Integrated Observing Networks

Coastal observatories that combine in situ sensors (tide gauges, ADCPs, wave buoys) with remote sensing (satellites, LiDAR) are becoming more common. For example, the Ocean Observatories Initiative provides continuous streams of hydrographic data from several U.S. coastlines, enabling near-real-time monitoring of sea level rise and its effects on coastal processes. These networks facilitate the calibration of models and early warning systems.
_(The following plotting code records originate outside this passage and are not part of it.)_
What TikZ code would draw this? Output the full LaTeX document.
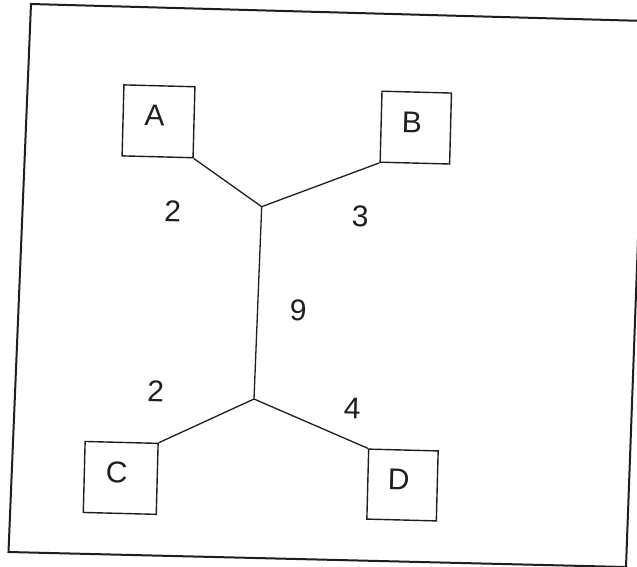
\documentclass[tikz,border=0pt]{standalone}
\usepackage{fontspec}
\setmainfont{Liberation Sans}
\definecolor{ink}{HTML}{1E1E1E}
\tikzset{
  leaf/.style={draw=ink, line width=1.4pt, minimum width=71pt, minimum height=71pt,
    inner sep=0pt, text depth=11pt, rotate=-1.5, text=ink,
    font=\fontsize{30}{30}\selectfont, execute at begin node=\hspace*{-8pt}},
  weight/.style={inner sep=0pt, rotate=-1.5, text=ink, font=\fontsize{30}{30}\selectfont},
  edge/.style={draw=ink, line width=1.3pt},
  frame/.style={draw=ink, line width=2pt, line join=miter}
}
\begin{document}
\begin{tikzpicture}[x=1pt, y=-1pt]
  \useasboundingbox (0,0) rectangle (637,566);
  \clip (0,0) rectangle (637,566);
  \fill[white] (0,0) rectangle (637,566);

  % surrounding frame
  \draw[frame] (31,4) -- (646,21) -- (626,567) -- (8.5,552) -- cycle;

  % leaves of the tree
  \node[leaf] (A) at (158.5,121.3) {A};
  \node[leaf, minimum width=69.5pt] (B) at (415.8,127.6) {B};
  \node[leaf, minimum width=73pt] (C) at (120.7,477.9) {C};
  \node[leaf, minimum width=69.5pt, minimum height=70pt] (D) at (402.5,485) {D};

  % inner junctions
  \coordinate (jt) at (261.7,206.7);
  \coordinate (jb) at (254,399);

  % branches
  \draw[edge] (A.south east) -- (jt);
  \draw[edge] (B.south west) -- (jt);
  \draw[edge] (jt) -- (jb);
  \draw[edge] (C.north east) -- (jb);
  \draw[edge] (D.north west) -- (jb);

  % branch lengths
  \node[weight] (wA) at (172.7,211.7) {2};
  \node[weight] (wB) at (360.3,216.2) {3};
  \node[weight] (wM) at (298.3,310.7) {9};
  \node[weight] (wC) at (155.7,391.7) {2};
  \node[weight] (wD) at (352.3,408.3) {4};
\end{tikzpicture}
\end{document}
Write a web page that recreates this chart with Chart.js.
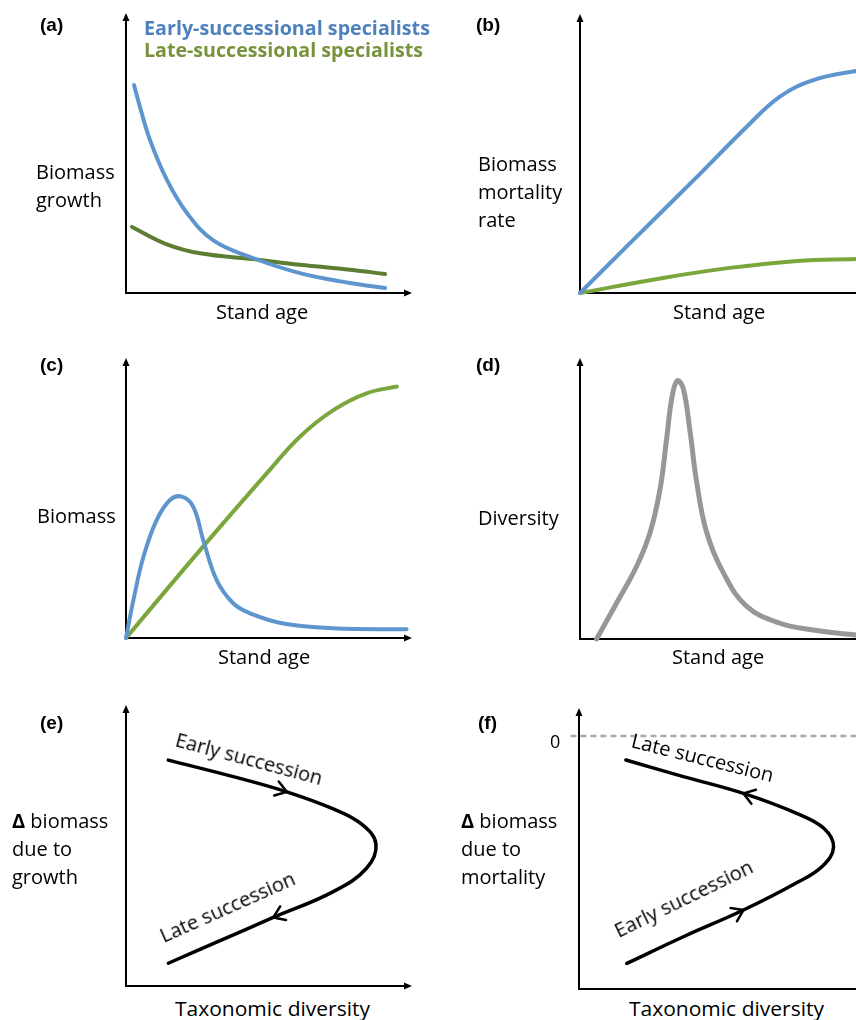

Blue Carbon and Habitat Conservation

As interest grows in natural climate solutions, hydrographic data is used to map the extent and condition of blue carbon ecosystems (mangroves, seagrasses, salt marshes). These habitats can sequester carbon and also provide natural buffers against sea level rise. Detailed bathymetry and water level data help determine which areas are likely to survive or migrate, guiding conservation investments and carbon offset projects.

Conclusion

Hydrographic data is far more than a tool for nautical charts; it is a linchpin of coastal resilience in an era of rising seas. From mapping the seabed to tracking water levels, from modeling inundation to guiding ecosystem restoration, this data provides the empirical foundation for sound decision-making. The challenges of cost, coverage, and data integration are real, but emerging technologies—machine learning, crowdsourcing, dynamic datums, and integrated observing—are expanding our capacity to collect and use hydrographic information effectively. For coastal planners, engineers, and policymakers, investing in hydrographic surveying is not a luxury but a necessity. The quality of our data will directly determine the quality of our responses to one of the greatest environmental challenges of the twenty-first century.